For Bastrop County families:
- If your child is thriving in BISD — great. TEFA does not change that.
- If your child would benefit from a different environment — you now have options that were financially out of reach before.
- If you homeschool — the $2,000 annual account can offset curriculum, supplies, and co-op costs.
What Happens Next
The 2026–2027 school year will be the inaugural year for TEFA. Implementation will not be perfect. There will be growing pains, administrative hurdles, and political efforts to undermine the program before it gains momentum.
Opponents of school choice — primarily the public education establishment and its allies in the Texas Legislature — will use every anecdote and every bureaucratic hiccup to argue that the program should be scaled back or eliminated. They will frame school choice as “defunding public schools” rather than what it actually is: funding students.
Conservatives must be prepared to defend this program with data, with personal stories, and with sustained political engagement. The 90th Texas Legislature convenes in January 2027, and TEFA’s future will be on the agenda.
Action Items for BCC Members
- Check your status. If you applied for TEFA, monitor your email and the Texas Education Freedom Accounts portal for award notifications.
- Meet the July 15 deadline. If awarded, complete enrollment formalization before the deadline.

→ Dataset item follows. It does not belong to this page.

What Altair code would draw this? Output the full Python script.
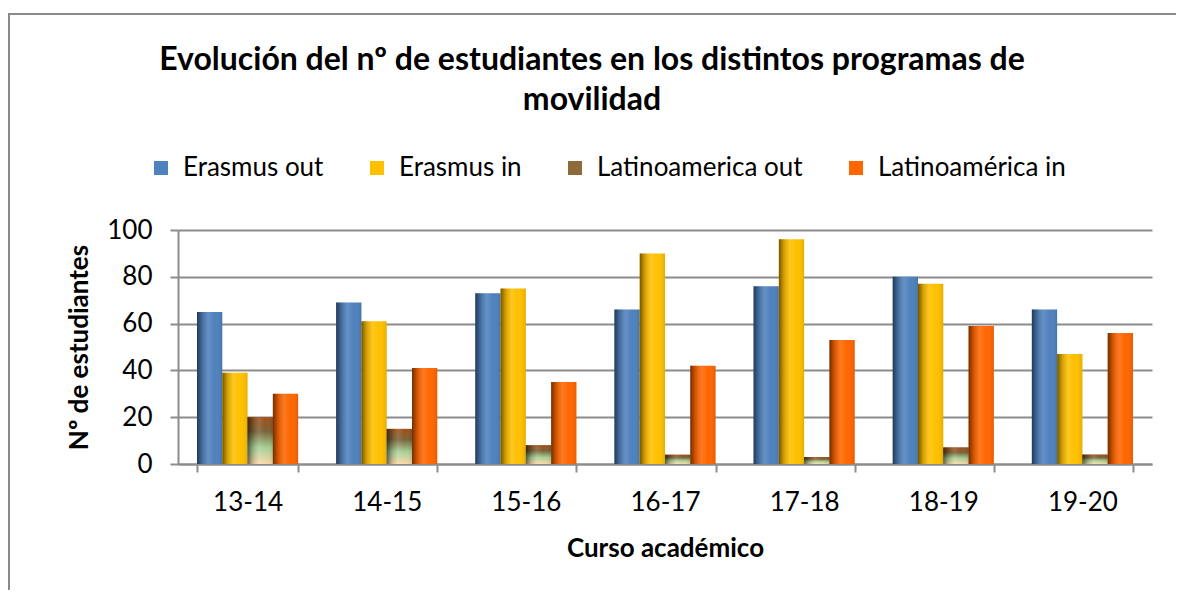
import altair as alt
import pandas as pd

cursos = ["13-14", "14-15", "15-16", "16-17", "17-18", "18-19", "19-20"]
series = ["Erasmus out", "Erasmus in", "Latinoamerica out", "Latinoamérica in"]
erasmus_out = [65, 69, 73, 66, 76, 80, 66]
erasmus_in = [39, 61, 75, 90, 96, 77, 47]
latino_out = [20, 15, 8, 4, 3, 7, 4]
latino_in = [30, 41, 35, 42, 53, 59, 56]
colores = ["#4f81bd", "#ffc000", "#8e6a3a", "#ff6600"]

rows = []
for s, vals in zip(series, [erasmus_out, erasmus_in, latino_out, latino_in]):
    for c, v in zip(cursos, vals):
        rows.append({"curso": c, "serie": s, "valor": v})
df = pd.DataFrame(rows)

FONT = "Lato"

x_enc = alt.X("curso:N", sort=cursos,
              scale=alt.Scale(paddingInner=0.273, paddingOuter=0.1365),
              axis=alt.Axis(title="Curso académico", labelAngle=0, tickBand="extent",
                            labelPadding=17, titlePadding=20))
xo_enc = alt.XOffset("serie:N", sort=series, scale=alt.Scale(domain=series, paddingInner=0, paddingOuter=0))
y_enc = alt.Y("valor:Q", scale=alt.Scale(domain=[0, 100]),
              axis=alt.Axis(title="Nº de estudiantes", values=[0, 20, 40, 60, 80, 100],
                            labelPadding=18, titlePadding=14))

base = alt.Chart(df)

bars = base.mark_bar(strokeWidth=0).encode(
    x=x_enc, xOffset=xo_enc, y=y_enc,
    color=alt.Color("serie:N", sort=series,
                    scale=alt.Scale(domain=series, range=colores),
                    legend=alt.Legend(title=None, orient="none", direction="horizontal",
                                      legendX=-30, legendY=-75, symbolType="square",
                                      symbolSize=196, symbolStrokeWidth=0,
                                      labelFontSize=26, labelFont=FONT, labelColor="#000",
                                      labelLimit=500, columnPadding=40, labelOffset=9,
                                      padding=0)),
)

grad_v = alt.Gradient(
    gradient="linear", x1=0, x2=0, y1=0, y2=1,
    stops=[alt.GradientStop(color="#a0501a", offset=0),
           alt.GradientStop(color="#7a6236", offset=0.3),
           alt.GradientStop(color="#a6d096", offset=0.65),
           alt.GradientStop(color="#fbd9a8", offset=1)],
)
latino = base.transform_filter(alt.datum.serie == "Latinoamerica out").mark_bar(
    fill=grad_v, strokeWidth=0).encode(x=x_enc, xOffset=xo_enc, y=y_enc)

grad_h = alt.Gradient(
    gradient="linear", x1=0, x2=1, y1=0, y2=0,
    stops=[alt.GradientStop(color="rgba(0,0,0,0.55)", offset=0),
           alt.GradientStop(color="rgba(0,0,0,0.18)", offset=0.2),
           alt.GradientStop(color="rgba(255,255,255,0.12)", offset=0.45),
           alt.GradientStop(color="rgba(255,255,255,0.0)", offset=0.7),
           alt.GradientStop(color="rgba(0,0,0,0.1)", offset=1)],
)
shade = base.mark_bar(fill=grad_h, strokeWidth=0).encode(x=x_enc, xOffset=xo_enc, y=y_enc)

frame = alt.Chart(pd.DataFrame({"a": [0]})).mark_rect(
    fill=None, stroke="#8a8a8a", strokeWidth=2).encode(
    x=alt.value(-169), x2=alt.value(1080), y=alt.value(-216), y2=alt.value(420))

chart = alt.layer(frame, bars, latino, shade).properties(
    width=974, height=234,
    autosize=alt.AutoSizeParams(type="none"),
    padding={"left": 170, "top": 222, "right": 24, "bottom": 126},
    title=alt.TitleParams(
        text=["Evolución del nº de estudiantes en los distintos programas de", "movilidad"],
        font=FONT, fontSize=32, fontWeight="bold", color="#000",
        anchor="middle", dx=-73, offset=-104, lineHeight=40),
).configure_view(stroke=None).configure_axis(
    labelFont=FONT, titleFont=FONT, labelFontSize=26, titleFontSize=26,
    labelColor="#000", titleColor="#000", titleFontWeight="bold",
    domainColor="#8c8c8c", domainWidth=2, tickColor="#8c8c8c", tickWidth=2, tickSize=8,
    gridColor="#8c8c8c", gridWidth=2,
).configure_axisX(grid=False).configure_axisY(grid=True)

chart.save("out.html", embed_options={"renderer": "svg", "actions": False})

- Share your story. If school choice has made a difference for your family, BCC wants to hear about it. Personal stories are the most powerful advocacy tool we have.
- Engage your legislators. State Representatives and Senators are already positioning for the 2027 session. Tell them: TEFA works. Expand it. Fund it. Protect it.
Texas Education Freedom Accounts represent everything conservatives have fought for in education policy: parental rights, individual choice, and accountability through competition. The program is live. The fight to keep it is just beginning.